Performance Options

There are a number options for the Metal C compiler that can affect generated code performance. Some of these options are:

UnRoll - Controls loop unrolling
HOT - Performs high-order loop analysis and transformations (HOT)
Optimize - Specifies whether to optimize code during compilation
Architecture - Specifies the machine architecture for which the executable program instructions are to be generated.
Tune - Tunes instruction selection, scheduling, and other implementation-dependent performance enhancements for a specific implementation of a hardware architecture.
Inline - Attempts to inline functions instead of generating calls to those functions, for improved performance.
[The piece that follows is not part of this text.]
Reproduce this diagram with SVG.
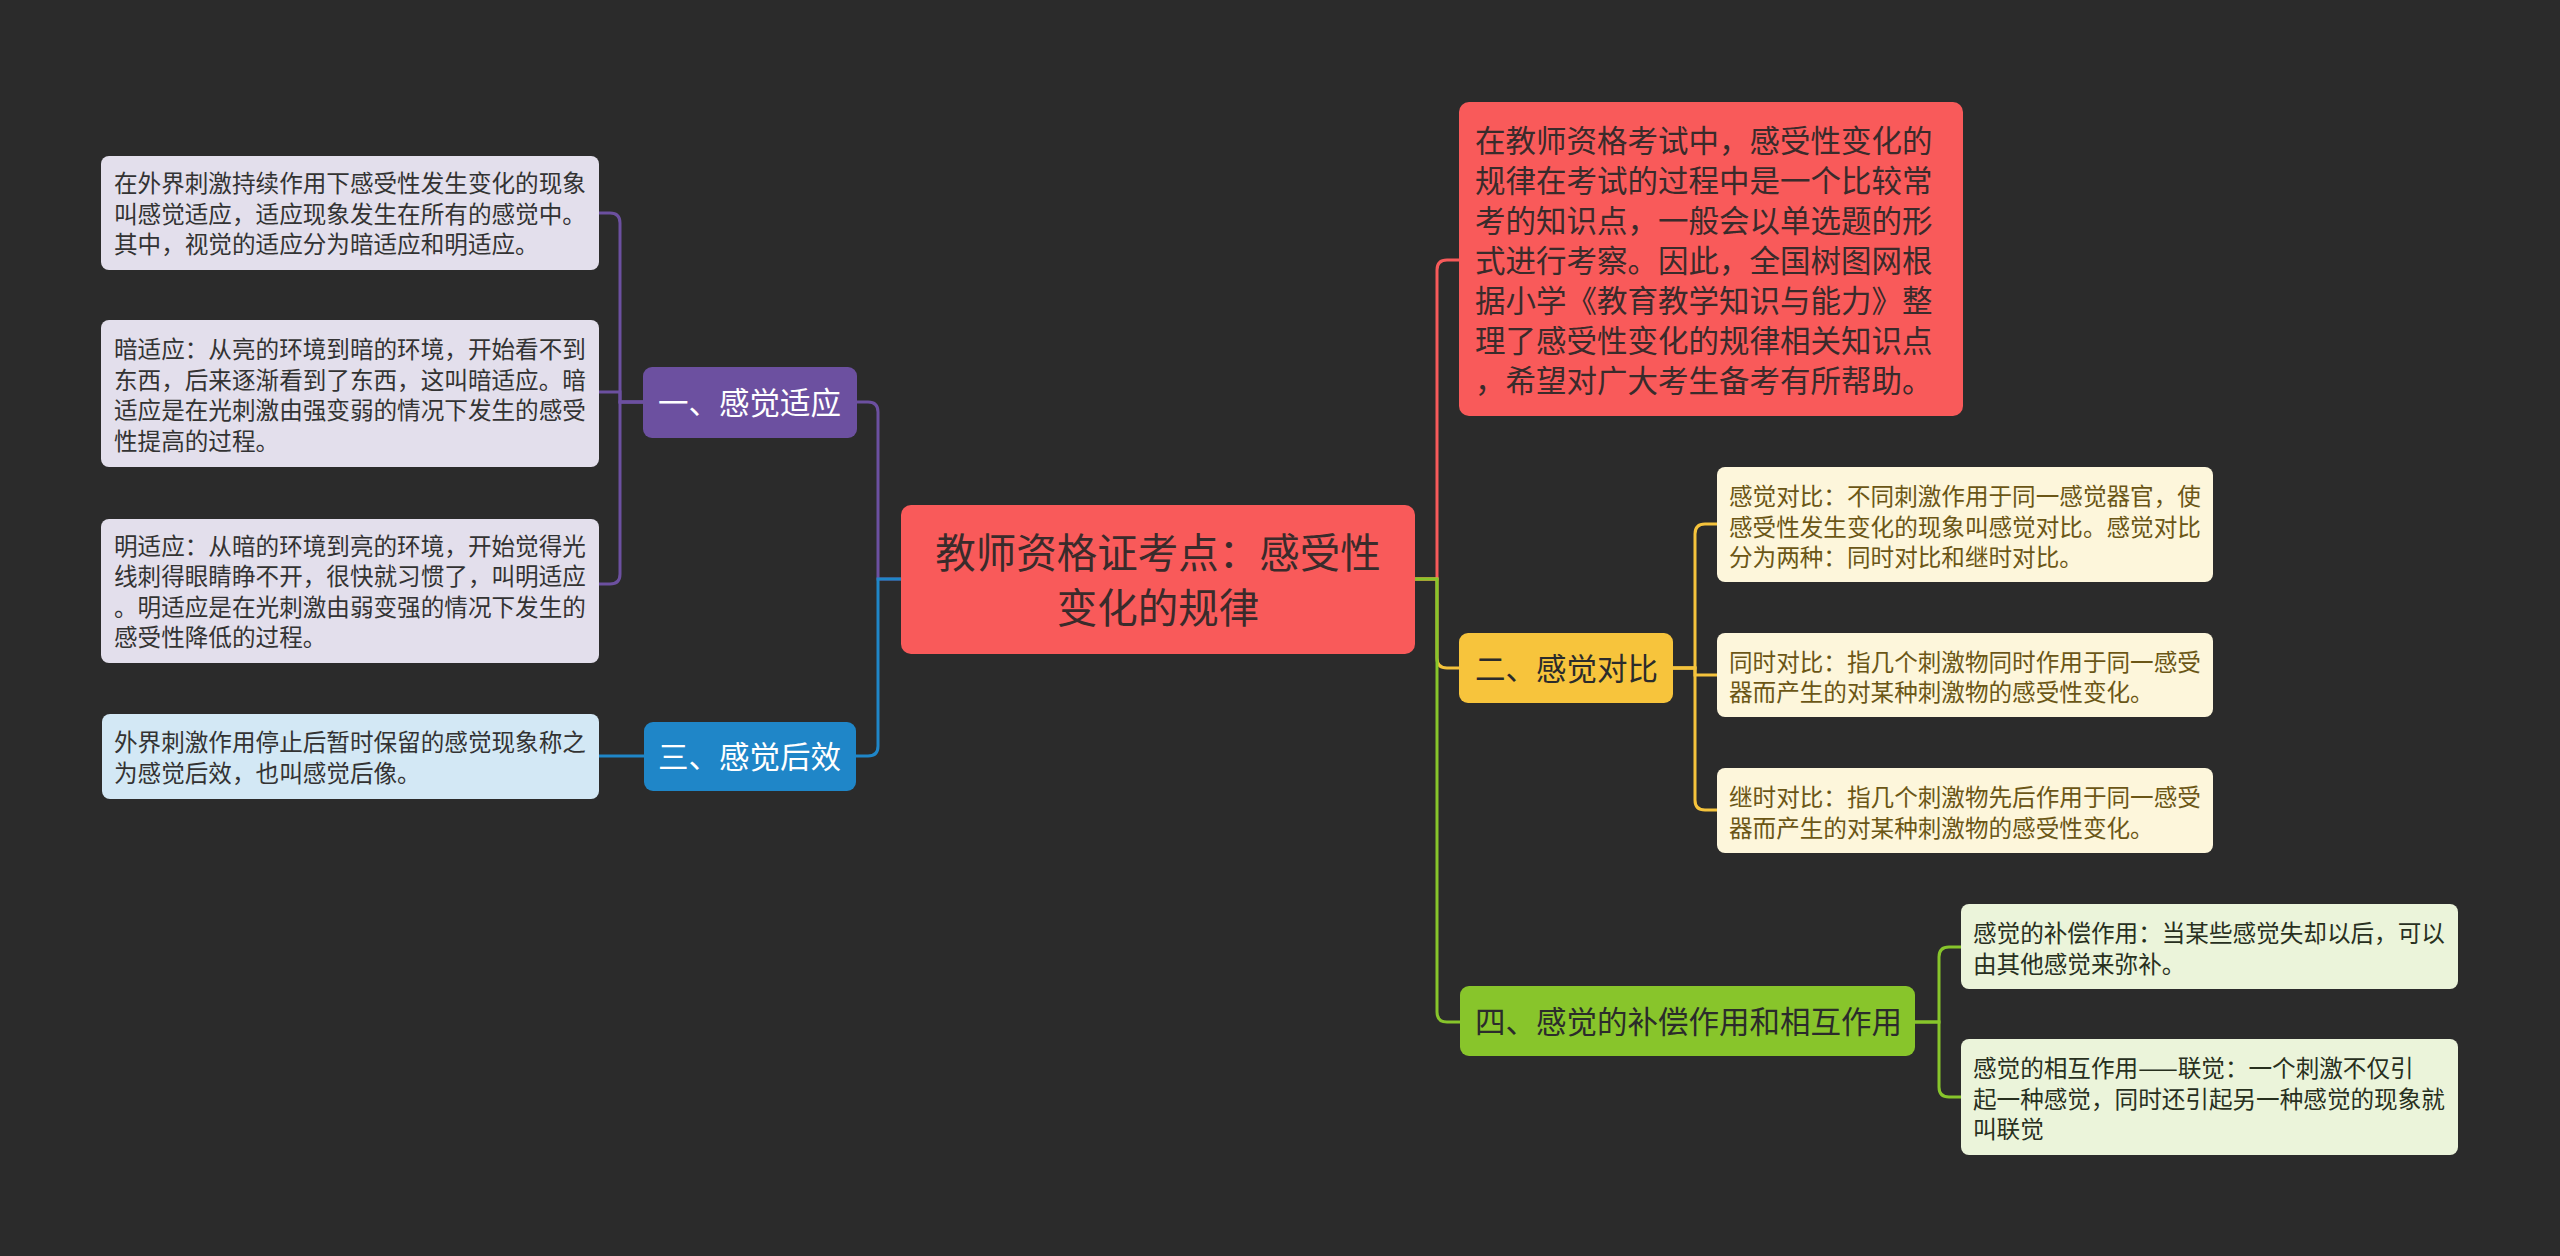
<svg xmlns="http://www.w3.org/2000/svg" width="2560" height="1256" viewBox="0 0 2560 1256">
<style>
text{font-family:"Noto Sans CJK SC","Noto Sans CJK TC",sans-serif;}
.conn path{fill:none;stroke-width:3;}
.cp{stroke:#6c50a0}.cb{stroke:#1f86c8}.cr{stroke:#f75a5a}.cy{stroke:#f5c33c}.cg{stroke:#87c52b}
.center rect{fill:#f95a5a}
.center text{font-size:40.5px;fill:#3a2b2b;text-anchor:middle}
.intro rect{fill:#f95a5a}
.intro text{font-size:30.5px;fill:#3a2b2b}
.br text{font-size:30.5px}
.leafP rect{fill:#e3dfec}
.leafB rect{fill:#d3e8f5}
.leafY rect{fill:#fdf6db}
.leafG rect{fill:#ebf4da}
.leaf text{font-size:23.6px;fill:#333333}
.leafY text{fill:#6b5616}
.leafG text{fill:#28301e}
</style>
<rect x="0" y="0" width="2560" height="1256" fill="#2b2b2b"/>

<g id="connectors" class="conn">
  <path class="cp" d="M901,579 H878 V412 Q878,402 868,402 H857"/>
  <path class="cb" d="M901,579 H878 V746 Q878,756 868,756 H856"/>
  <path class="cp" d="M643,402 H620 V223 Q620,213 610,213 H599"/>
  <path class="cp" d="M643,402 H620 V392 H599"/>
  <path class="cp" d="M643,402 H620 V574 Q620,584 610,584 H599"/>
  <path class="cb" d="M644,756 H599"/>
  <path class="cr" d="M1415,579 H1437 V270 Q1437,260 1447,260 H1459"/>
  <path class="cy" d="M1415,579 H1437 V658 Q1437,668 1447,668 H1459"/>
  <path class="cg" d="M1415,579 H1437 V1012 Q1437,1022 1447,1022 H1460"/>
  <path class="cy" d="M1673,668 H1695 V534 Q1695,524 1705,524 H1717"/>
  <path class="cy" d="M1673,668 H1695 V675 H1717"/>
  <path class="cy" d="M1673,668 H1695 V800 Q1695,810 1705,810 H1717"/>
  <path class="cg" d="M1915,1022 H1939 V957 Q1939,947 1949,947 H1961"/>
  <path class="cg" d="M1915,1022 H1939 V1087 Q1939,1097 1949,1097 H1961"/>
</g>

<g id="center" class="center">
  <rect x="901" y="505" width="514" height="149" rx="10"/>
  <text x="1158" y="568">教师资格证考点：感受性</text>
  <text x="1158" y="623">变化的规律</text>
</g>

<g id="intro" class="intro">
  <rect x="1459" y="102" width="504" height="314" rx="10"/>
  <text x="1475" y="152">在教师资格考试中，感受性变化的</text>
  <text x="1475" y="192">规律在考试的过程中是一个比较常</text>
  <text x="1475" y="232">考的知识点，一般会以单选题的形</text>
  <text x="1475" y="272">式进行考察。因此，全国树图网根</text>
  <text x="1475" y="312">据小学《教育教学知识与能力》整</text>
  <text x="1475" y="352">理了感受性变化的规律相关知识点</text>
  <text x="1475" y="392">，希望对广大考生备考有所帮助。</text>
</g>

<g id="branch1" class="br">
  <rect x="643" y="367" width="214" height="71" rx="9" fill="#6c50a0"/>
  <text x="658" y="414" fill="#ffffff">一、感觉适应</text>
</g>
<g id="branch3" class="br">
  <rect x="644" y="722" width="212" height="69" rx="9" fill="#1f86c8"/>
  <text x="658" y="768" fill="#ffffff">三、感觉后效</text>
</g>
<g id="branch2" class="br">
  <rect x="1459" y="633" width="214" height="70" rx="9" fill="#f7c43c"/>
  <text x="1475" y="680" fill="#2b2b2b">二、感觉对比</text>
</g>
<g id="branch4" class="br">
  <rect x="1460" y="986" width="455" height="70" rx="9" fill="#88c52b"/>
  <text x="1475" y="1033" fill="#2b2b2b">四、感觉的补偿作用和相互作用</text>
</g>

<g id="leaf1a" class="leaf leafP">
  <rect x="101" y="156" width="498" height="114" rx="8"/>
  <text x="114" y="192">在外界刺激持续作用下感受性发生变化的现象</text>
  <text x="114" y="222.6">叫感觉适应，适应现象发生在所有的感觉中。</text>
  <text x="114" y="253.2">其中，视觉的适应分为暗适应和明适应。</text>
</g>
<g id="leaf1b" class="leaf leafP">
  <rect x="101" y="320" width="498" height="147" rx="8"/>
  <text x="114" y="358">暗适应：从亮的环境到暗的环境，开始看不到</text>
  <text x="114" y="388.6">东西，后来逐渐看到了东西，这叫暗适应。暗</text>
  <text x="114" y="419.2">适应是在光刺激由强变弱的情况下发生的感受</text>
  <text x="114" y="449.8">性提高的过程。</text>
</g>
<g id="leaf1c" class="leaf leafP">
  <rect x="101" y="519" width="498" height="144" rx="8"/>
  <text x="114" y="554.6">明适应：从暗的环境到亮的环境，开始觉得光</text>
  <text x="114" y="585.2">线刺得眼睛睁不开，很快就习惯了，叫明适应</text>
  <text x="114" y="615.8">。明适应是在光刺激由弱变强的情况下发生的</text>
  <text x="114" y="646.4">感受性降低的过程。</text>
</g>
<g id="leaf3a" class="leaf leafB">
  <rect x="102" y="714" width="497" height="85" rx="8"/>
  <text x="114" y="751">外界刺激作用停止后暂时保留的感觉现象称之</text>
  <text x="114" y="781.6">为感觉后效，也叫感觉后像。</text>
</g>

<g id="leaf2a" class="leaf leafY">
  <rect x="1717" y="467" width="496" height="115" rx="8"/>
  <text x="1729" y="505">感觉对比：不同刺激作用于同一感觉器官，使</text>
  <text x="1729" y="535.5">感受性发生变化的现象叫感觉对比。感觉对比</text>
  <text x="1729" y="566">分为两种：同时对比和继时对比。</text>
</g>
<g id="leaf2b" class="leaf leafY">
  <rect x="1717" y="633" width="496" height="84" rx="8"/>
  <text x="1729" y="670.5">同时对比：指几个刺激物同时作用于同一感受</text>
  <text x="1729" y="701">器而产生的对某种刺激物的感受性变化。</text>
</g>
<g id="leaf2c" class="leaf leafY">
  <rect x="1717" y="768" width="496" height="85" rx="8"/>
  <text x="1729" y="806">继时对比：指几个刺激物先后作用于同一感受</text>
  <text x="1729" y="836.5">器而产生的对某种刺激物的感受性变化。</text>
</g>

<g id="leaf4a" class="leaf leafG">
  <rect x="1961" y="904" width="497" height="85" rx="8"/>
  <text x="1973" y="942">感觉的补偿作用：当某些感觉失却以后，可以</text>
  <text x="1973" y="972.5">由其他感觉来弥补。</text>
</g>
<g id="leaf4b" class="leaf leafG">
  <rect x="1961" y="1039" width="497" height="116" rx="8"/>
  <text x="1973" y="1077">感觉的相互作用——联觉：一个刺激不仅引</text>
  <text x="1973" y="1107.5">起一种感觉，同时还引起另一种感觉的现象就</text>
  <text x="1973" y="1138">叫联觉</text>
</g>
</svg>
These are all documented in z/OS XL C/C++ User's Guide. The effect that each option will have on performance can generally be determined only empirically.

As an example of empirical analysis of selected options, I used the initialization routine from an implementation of the encryption algorithm RC4 (named after Ron Rivest of RSA Security ). The RC4 state buffer initialization code in C is shown below.

 
 /*
 rc4.c

 Copyright (c) 1996-2000 Whistle Communications, Inc.
 All rights reserved. 
 $FreeBSD: src/sys/crypto/rc4/rc4.c,v 1.2.2.1 2000/04/18 04:48:31 archie Exp $
 */                                                           
 struct rc4_state                                            
 {                                                           
     unsigned char  perm[256];                               
     unsigned char  index1;                                  
     unsigned char  index2;                                  
 } ;                                                         
                                                             
                                                             
 static void swap_bytes(unsigned char *a, unsigned char *b)  
 {                                                           
     unsigned char  temp;                                    
     temp = *a;                                              
     *a = *b;                                                
     *b = temp;                                              
 }                                                           
                                                             
 /*                                                          
  Initialize an RC4 state buffer using the supplied key,     
  which can have arbitrary length.                           
  */ 
 void rc4_init(struct rc4_state *state, unsigned char *key, int keylen)
{                                                                     
    unsigned char j;                                                  
    int i;                                                            
                                                                      
    /* Initialize state with identity permutation */                  
    for (i = 0; i < 256; i++)                                         
    {                                                                 
        state->perm[i] = (unsigned char) i;                           
    }                                                                 
    state->index1 = 0;                                                
    state->index2 = 0;                                                
                                                                      
    keylen = 24;                                                      
    /* Randomize the permutation using key data */                    
    for (j = i = 0; i < 256; i++)                                     
    {                                                                 
        j += state->perm[i] + key[i % keylen];                        
        swap_bytes(&state->perm[i], &state->perm[j]);                 
    }                                                                 
}

I ran the initialization routine, in a loop 10 million times, to obtain an average CPU time per iteration. The results are shown in the table below. Interestingly, the HOT option produced a 2/3 reduction in CPU time. Combining HOT with Unroll(Yes) yielded a 73% reduction in CPU time. The reductions in CPU time aren't always as dramatic as these, but they are worth determining by experimentation.

Optimization Options and Their Performance Effect
Test No.	Unroll	Hot	Key Fixed / Variable	Total CPU s.	CPU s. / Iteration	μ s. / Iteration	% Decrease
1	No	No	V	528.41	0.000052841	52.84
2	No	Yes	V	443.7	0.000017597	17.60	66.70%
3	Yes	No	V	443.7	0.000044370	44.37	16.03%
4	Yes	Yes	V	142.14	0.000014214	14.21	73.10%
5	Yes	Yes	F	136.18	0.000013618	13.62	74.23%
6	No	No	F	222.7	0.000022270	22.27	57.85%

References

z/OS XL C/C++ User's Guide
z/OS Metal C Programming Guide and Reference
z/OS XL C/C++ Language Reference